With public pressure mounting, Kristersson tweeted: “Freedom of expression is a fundamental part of democracy. But what is legal is not necessarily appropriate.”

A few days after Paludan’s stunt, meanwhile, we learned that Swedish authorities helped prevent a burning of the Torah, the Jewish holy text, outside the Israeli Embassy in Stockholm.

Does Islamophobia explain the double standard? The Islamophobia industry is a dumpster fire of various individuals and ideas, all inspired by ignorance. From Israel’s bombardment of Gaza and the West Bank, including the killing of 10 Palestinians in a Jenin refugee camp this past week, to China’s concentration camps filled with millions of Uyghur Muslims, to Indian Prime Minister Narendra Modi’s record of egregious human rights abuses against Muslims in Gujurat, Islamophobia, like evil, has no uniform. It’s a global phenomenon that seeks to otherize, isolate and decimate Islam and Muslims alike.


Defending free speech while taking exception to anti-Muslim hate in diplomatic language has no hope of moderating the views of people like Paludan. In a December 2018 video, Paludan said, “The best thing would be if there were not a single Muslim left on this Earth. Then we would have reached our final goal.” In football terms, the Islamophobia playbook is a bunch of random Hail Marys. 



It’s also always part of a broader package of bigotry. As I’ve written before, the insulting of the Prophet Muhammad (peace be upon him) is never in isolation, nor is the burning of the Quran. For that reason, we need to address it as a policy matter, within countries and internationally, choosing not to focus our response on the likes of Jones or Paludan, who in the end only target Muslim minorities to demonstrate their own tribe’s supposed superiority.

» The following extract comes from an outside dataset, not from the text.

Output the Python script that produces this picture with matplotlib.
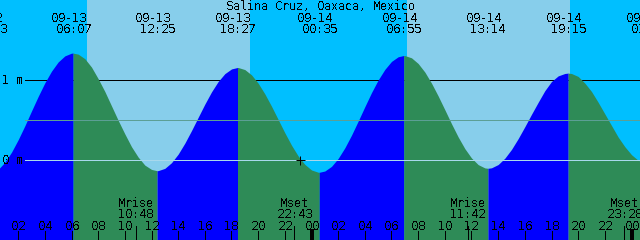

Like the fire they use to burn the word of God, they will wither away without their oxygen — attention — and fade back into irrelevance. As a Muslim, I can attest that burning the Quran has little effect on our faith or our feeling for our core text. These demonstrations only strengthen our belief in God’s promise of the preservation of the Quran, word for word, and letter by letter. Hundreds of thousands of Muslims around the world are even now memorizing every word of the Quran by heart, keen on honoring the word of God and establishing it in their hearts.